Companies often blame a small number of individuals for problems, pointing to “rogue” employees who can somehow steer a course for a number of years that results in significant violations. The Wall Street Journal reported that BNP blamed employees at its trade finance unit in Switzerland and elsewhere for continuing to violate the sanctions law even after the investigation began. The bank’s leaders were apparently unaware of the problem even after lawyers warned the bank to stop engaging in transactions in Sudan.

This sounds like the approach taken by Credit Suisse in explaining how it helped numerous American clients evade paying taxes on secret accounts. The bank’s chief executive, Brady W. Dougan, told a Senate subcommittee that the problem could be traced to a small number of employees at the bank and that senior management was ignorant of the conduct.

General Motors took much the same approach in its internal investigation about how a faulty ignition switch went unnoticed for years despite numerous accidents that resulted in at least 13 deaths. An engineer was singled out as the one employee primarily responsible for the problem by not properly recording a change in the part in the company’s records, although the government, in its investigation, is questioning whether he alone should bear responsibility.

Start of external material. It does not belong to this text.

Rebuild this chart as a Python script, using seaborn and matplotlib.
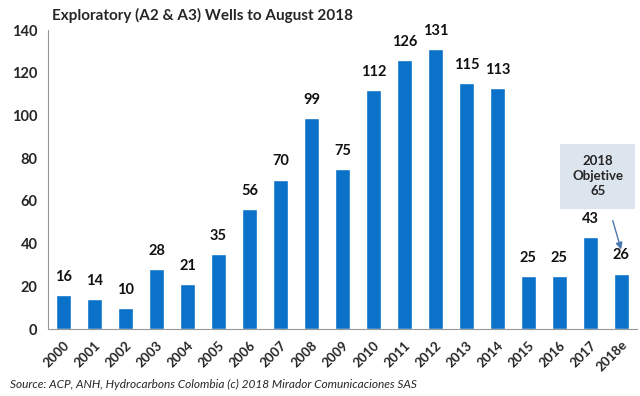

But senior management avoided much of the blame for leaving a defective product on the road by pointing the finger at a midlevel employee.

The notion of the rogue employee is a convenient one, allowing senior management to admit to corporate misconduct while avoiding personal responsibility for violations. Coupled with a promise to reform the organization by instituting new compliance programs, the guilty plea hardly causes any real harm beyond paying the multibillion-dollar penalty. The penalty, after all, comes out of the pockets of shareholders, not management.

Nor do senior executives lose their positions often, even when admitting a failure to properly monitor corporate operations. Mr. Dougan, who has been called the “Teflon man,” remains in his position at Credit Suisse. Mr. Bonnafé became the chief executive of BNP in December 2011, after most of the violations of the economic sanctions law took place. So it is unlikely he will be held responsible.

The bank did reserve only $1.1 billion to cover the costs of a settlement, far short of what it now has to pay. But Mr. Bonnafé rallied the French government to support BNP, including a plea by President François Hollande to President Obama asking that the case proceed on a “reasonable basis” — in other words, not too much money should be extracted in the settlement. The United States government was said to have been demanding more than $10 billion to resolve the investigation. In that regard, then, Mr. Bonnafé helped save the bank money.

No bank is too big to jail any longer, at least when there is a failure to cooperate. Whether anyone working inside a bank will have to face criminal charges for violations remains to be seen.